* [WHAT YOU NEED TO DO]:
An exact copy of the records is required, minus the pictures they hold.

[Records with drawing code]

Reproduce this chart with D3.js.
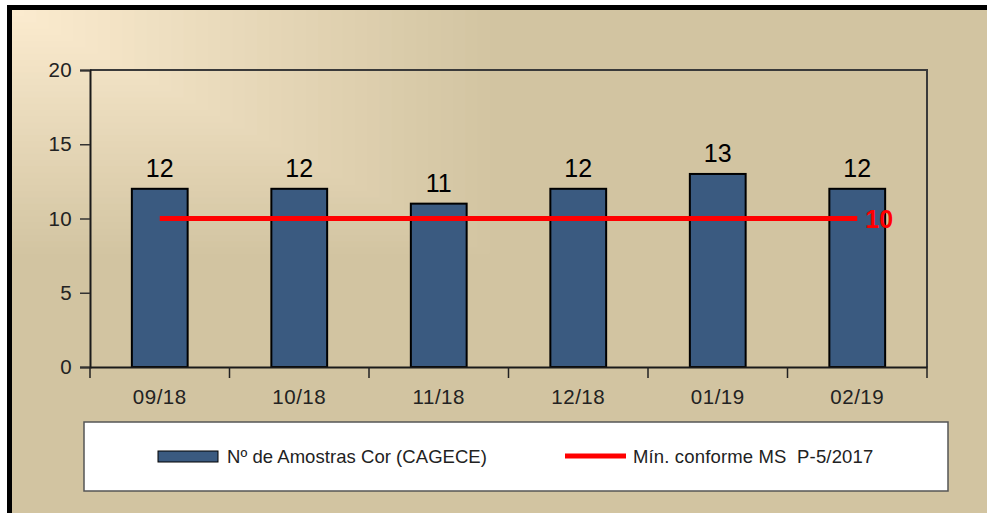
<!DOCTYPE html>
<html>
<head>
<meta charset="utf-8">
<title>Amostras Cor</title>
<script src="https://d3js.org/d3.v7.min.js"></script>
<style>
  html, body { margin: 0; padding: 0; overflow: hidden; background: #fff; font-family: "Liberation Sans", Arial, sans-serif; }
  svg { display: block; }
  svg text { white-space: pre; }
</style>
</head>
<body>
<svg id="chart" width="987" height="513"></svg>
<script>
// data
var months = ["09/18", "10/18", "11/18", "12/18", "01/19", "02/19"];
var amostras = [12, 12, 11, 12, 13, 12];
var minimo = [10, 10, 10, 10, 10, 10];
var yTicks = [0, 5, 10, 15, 20];
var legendLabels = ["Nº de Amostras Cor (CAGECE)", "Mín. conforme MS  P-5/2017"];

var svg = d3.select("#chart");

// outer frame and beige background (right/bottom edges fall off the picture)
svg.append("rect").attr("x", 9.5).attr("y", 7.5).attr("width", 1010).attr("height", 540)
  .attr("fill", "#d2c4a1").attr("stroke", "#000").attr("stroke-width", 5);

// rectangular gradient from top-left corner
var steps = d3.range(40, 0, -1);
var shade = d3.interpolateRgb("#d2c4a1", "#fcecd0");
svg.append("g").selectAll("rect").data(steps).enter().append("rect")
  .attr("x", 12).attr("y", 10)
  .attr("width", function(d) { return 490 * d / 40; })
  .attr("height", function(d) { return 250 * d / 40; })
  .attr("fill", function(d) { return shade(1 - d / 40); });

var margin = {top: 70, left: 90, right: 927, bottom: 367};

var x = d3.scaleBand().domain(months).range([margin.left, margin.right]).paddingInner(0).paddingOuter(0);
var y = d3.scaleLinear().domain([0, 20]).range([margin.bottom, margin.top]);

// plot border top / right
svg.append("path")
  .attr("d", "M" + margin.left + "," + margin.top + "H" + margin.right + "V" + margin.bottom)
  .attr("fill", "none").attr("stroke", "#3a3a3a").attr("stroke-width", 2);

// bars
var barW = x.bandwidth() * 0.4;
svg.append("g").selectAll("rect").data(amostras).enter().append("rect")
  .attr("x", function(d, i) { return x(months[i]) + x.bandwidth() / 2 - barW / 2; })
  .attr("y", function(d) { return y(d); })
  .attr("width", barW)
  .attr("height", function(d) { return y(0) - y(d); })
  .attr("fill", "#3a5a80").attr("stroke", "#000").attr("stroke-width", 2);

// bar value labels
svg.append("g").selectAll("text").data(amostras).enter().append("text")
  .attr("x", function(d, i) { return x(months[i]) + x.bandwidth() / 2; })
  .attr("y", function(d) { return y(d) - 12; })
  .attr("text-anchor", "middle").attr("font-size", 25).attr("fill", "#000")
  .text(function(d) { return d; });

// y axis
var yAxis = svg.append("g").attr("transform", "translate(" + margin.left + ",0)")
  .call(d3.axisLeft(y).tickValues(yTicks).tickSize(10).tickPadding(8));
yAxis.select(".domain").attr("stroke", "#1a1a1a").attr("stroke-width", 2);
yAxis.selectAll(".tick line").attr("stroke", "#333").attr("stroke-width", 1.5);
yAxis.selectAll(".tick text").attr("font-size", 20.5).attr("fill", "#222")
  .attr("letter-spacing", 0.3)
  .attr("font-family", "Liberation Sans, Arial, sans-serif");

// x axis with ticks at category boundaries
var xAxis = svg.append("g").attr("transform", "translate(0," + margin.bottom + ")")
  .call(d3.axisBottom(x).tickSize(0).tickPadding(22));
xAxis.select(".domain").attr("stroke", "#1a1a1a").attr("stroke-width", 2);
xAxis.selectAll(".tick text").attr("font-size", 20.5).attr("fill", "#222")
  .attr("letter-spacing", 0.5)
  .attr("font-family", "Liberation Sans, Arial, sans-serif");
var bounds = months.map(function(m) { return x(m); }).concat([margin.right]);
xAxis.selectAll("line.bound").data(bounds).enter().append("line")
  .attr("class", "bound")
  .attr("x1", function(d) { return d; }).attr("x2", function(d) { return d; })
  .attr("y1", 0).attr("y2", 11)
  .attr("stroke", "#222").attr("stroke-width", 1.5);

// red minimum line
var line = d3.line()
  .x(function(d, i) { return x(months[i]) + x.bandwidth() / 2; })
  .y(function(d) { return y(d); });
svg.append("path").datum(minimo).attr("d", line)
  .attr("fill", "none").attr("stroke", "#ff0000").attr("stroke-width", 5);
var last = minimo.length - 1;
svg.append("text")
  .attr("x", x(months[last]) + x.bandwidth() / 2 + 8)
  .attr("y", y(minimo[last]) + 9)
  .attr("font-size", 25).attr("font-weight", "bold").attr("fill", "#ff0000")
  .text(minimo[last]);

// legend
var leg = svg.append("g");
leg.append("rect").attr("x", 84).attr("y", 422).attr("width", 864).attr("height", 69)
  .attr("fill", "#fff").attr("stroke", "#555").attr("stroke-width", 1.5);
leg.append("rect").attr("x", 158).attr("y", 451).attr("width", 60).attr("height", 11)
  .attr("fill", "#3a5a80").attr("stroke", "#000").attr("stroke-width", 1);
leg.append("text").attr("x", 227).attr("y", 463).attr("font-size", 18.5).attr("fill", "#222")
  .attr("letter-spacing", 0.05)
  .text(legendLabels[0]);
leg.append("line").attr("x1", 565).attr("x2", 626).attr("y1", 456).attr("y2", 456)
  .attr("stroke", "#ff0000").attr("stroke-width", 5);
leg.append("text").attr("x", 633).attr("y", 463).attr("font-size", 18.5).attr("fill", "#222")
  .attr("letter-spacing", 0.15)
  .text(legendLabels[1]);
</script>
</body>
</html>
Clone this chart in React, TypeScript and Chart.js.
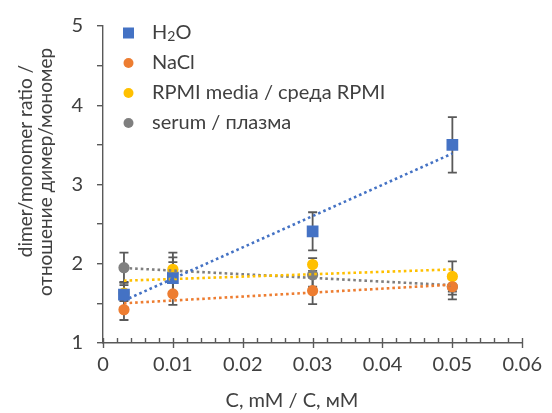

* [COMPLETED EXERCISE]:
Reproduce this chart with D3.js.
<!DOCTYPE html>
<html>
<head>
<meta charset="utf-8">
<title>Amostras Cor</title>
<script src="https://d3js.org/d3.v7.min.js"></script>
<style>
  html, body { margin: 0; padding: 0; overflow: hidden; background: #fff; font-family: "Liberation Sans", Arial, sans-serif; }
  svg { display: block; }
  svg text { white-space: pre; }
</style>
</head>
<body>
<svg id="chart" width="987" height="513"></svg>
<script>
// data
var months = ["09/18", "10/18", "11/18", "12/18", "01/19", "02/19"];
var amostras = [12, 12, 11, 12, 13, 12];
var minimo = [10, 10, 10, 10, 10, 10];
var yTicks = [0, 5, 10, 15, 20];
var legendLabels = ["Nº de Amostras Cor (CAGECE)", "Mín. conforme MS  P-5/2017"];

var svg = d3.select("#chart");

// outer frame and beige background (right/bottom edges fall off the picture)
svg.append("rect").attr("x", 9.5).attr("y", 7.5).attr("width", 1010).attr("height", 540)
  .attr("fill", "#d2c4a1").attr("stroke", "#000").attr("stroke-width", 5);

// rectangular gradient from top-left corner
var steps = d3.range(40, 0, -1);
var shade = d3.interpolateRgb("#d2c4a1", "#fcecd0");
svg.append("g").selectAll("rect").data(steps).enter().append("rect")
  .attr("x", 12).attr("y", 10)
  .attr("width", function(d) { return 490 * d / 40; })
  .attr("height", function(d) { return 250 * d / 40; })
  .attr("fill", function(d) { return shade(1 - d / 40); });

var margin = {top: 70, left: 90, right: 927, bottom: 367};

var x = d3.scaleBand().domain(months).range([margin.left, margin.right]).paddingInner(0).paddingOuter(0);
var y = d3.scaleLinear().domain([0, 20]).range([margin.bottom, margin.top]);

// plot border top / right
svg.append("path")
  .attr("d", "M" + margin.left + "," + margin.top + "H" + margin.right + "V" + margin.bottom)
  .attr("fill", "none").attr("stroke", "#3a3a3a").attr("stroke-width", 2);

// bars
var barW = x.bandwidth() * 0.4;
svg.append("g").selectAll("rect").data(amostras).enter().append("rect")
  .attr("x", function(d, i) { return x(months[i]) + x.bandwidth() / 2 - barW / 2; })
  .attr("y", function(d) { return y(d); })
  .attr("width", barW)
  .attr("height", function(d) { return y(0) - y(d); })
  .attr("fill", "#3a5a80").attr("stroke", "#000").attr("stroke-width", 2);

// bar value labels
svg.append("g").selectAll("text").data(amostras).enter().append("text")
  .attr("x", function(d, i) { return x(months[i]) + x.bandwidth() / 2; })
  .attr("y", function(d) { return y(d) - 12; })
  .attr("text-anchor", "middle").attr("font-size", 25).attr("fill", "#000")
  .text(function(d) { return d; });

// y axis
var yAxis = svg.append("g").attr("transform", "translate(" + margin.left + ",0)")
  .call(d3.axisLeft(y).tickValues(yTicks).tickSize(10).tickPadding(8));
yAxis.select(".domain").attr("stroke", "#1a1a1a").attr("stroke-width", 2);
yAxis.selectAll(".tick line").attr("stroke", "#333").attr("stroke-width", 1.5);
yAxis.selectAll(".tick text").attr("font-size", 20.5).attr("fill", "#222")
  .attr("letter-spacing", 0.3)
  .attr("font-family", "Liberation Sans, Arial, sans-serif");

// x axis with ticks at category boundaries
var xAxis = svg.append("g").attr("transform", "translate(0," + margin.bottom + ")")
  .call(d3.axisBottom(x).tickSize(0).tickPadding(22));
xAxis.select(".domain").attr("stroke", "#1a1a1a").attr("stroke-width", 2);
xAxis.selectAll(".tick text").attr("font-size", 20.5).attr("fill", "#222")
  .attr("letter-spacing", 0.5)
  .attr("font-family", "Liberation Sans, Arial, sans-serif");
var bounds = months.map(function(m) { return x(m); }).concat([margin.right]);
xAxis.selectAll("line.bound").data(bounds).enter().append("line")
  .attr("class", "bound")
  .attr("x1", function(d) { return d; }).attr("x2", function(d) { return d; })
  .attr("y1", 0).attr("y2", 11)
  .attr("stroke", "#222").attr("stroke-width", 1.5);

// red minimum line
var line = d3.line()
  .x(function(d, i) { return x(months[i]) + x.bandwidth() / 2; })
  .y(function(d) { return y(d); });
svg.append("path").datum(minimo).attr("d", line)
  .attr("fill", "none").attr("stroke", "#ff0000").attr("stroke-width", 5);
var last = minimo.length - 1;
svg.append("text")
  .attr("x", x(months[last]) + x.bandwidth() / 2 + 8)
  .attr("y", y(minimo[last]) + 9)
  .attr("font-size", 25).attr("font-weight", "bold").attr("fill", "#ff0000")
  .text(minimo[last]);

// legend
var leg = svg.append("g");
leg.append("rect").attr("x", 84).attr("y", 422).attr("width", 864).attr("height", 69)
  .attr("fill", "#fff").attr("stroke", "#555").attr("stroke-width", 1.5);
leg.append("rect").attr("x", 158).attr("y", 451).attr("width", 60).attr("height", 11)
  .attr("fill", "#3a5a80").attr("stroke", "#000").attr("stroke-width", 1);
leg.append("text").attr("x", 227).attr("y", 463).attr("font-size", 18.5).attr("fill", "#222")
  .attr("letter-spacing", 0.05)
  .text(legendLabels[0]);
leg.append("line").attr("x1", 565).attr("x2", 626).attr("y1", 456).attr("y2", 456)
  .attr("stroke", "#ff0000").attr("stroke-width", 5);
leg.append("text").attr("x", 633).attr("y", 463).attr("font-size", 18.5).attr("fill", "#222")
  .attr("letter-spacing", 0.15)
  .text(legendLabels[1]);
</script>
</body>
</html>
Clone this chart in React, TypeScript and Chart.js.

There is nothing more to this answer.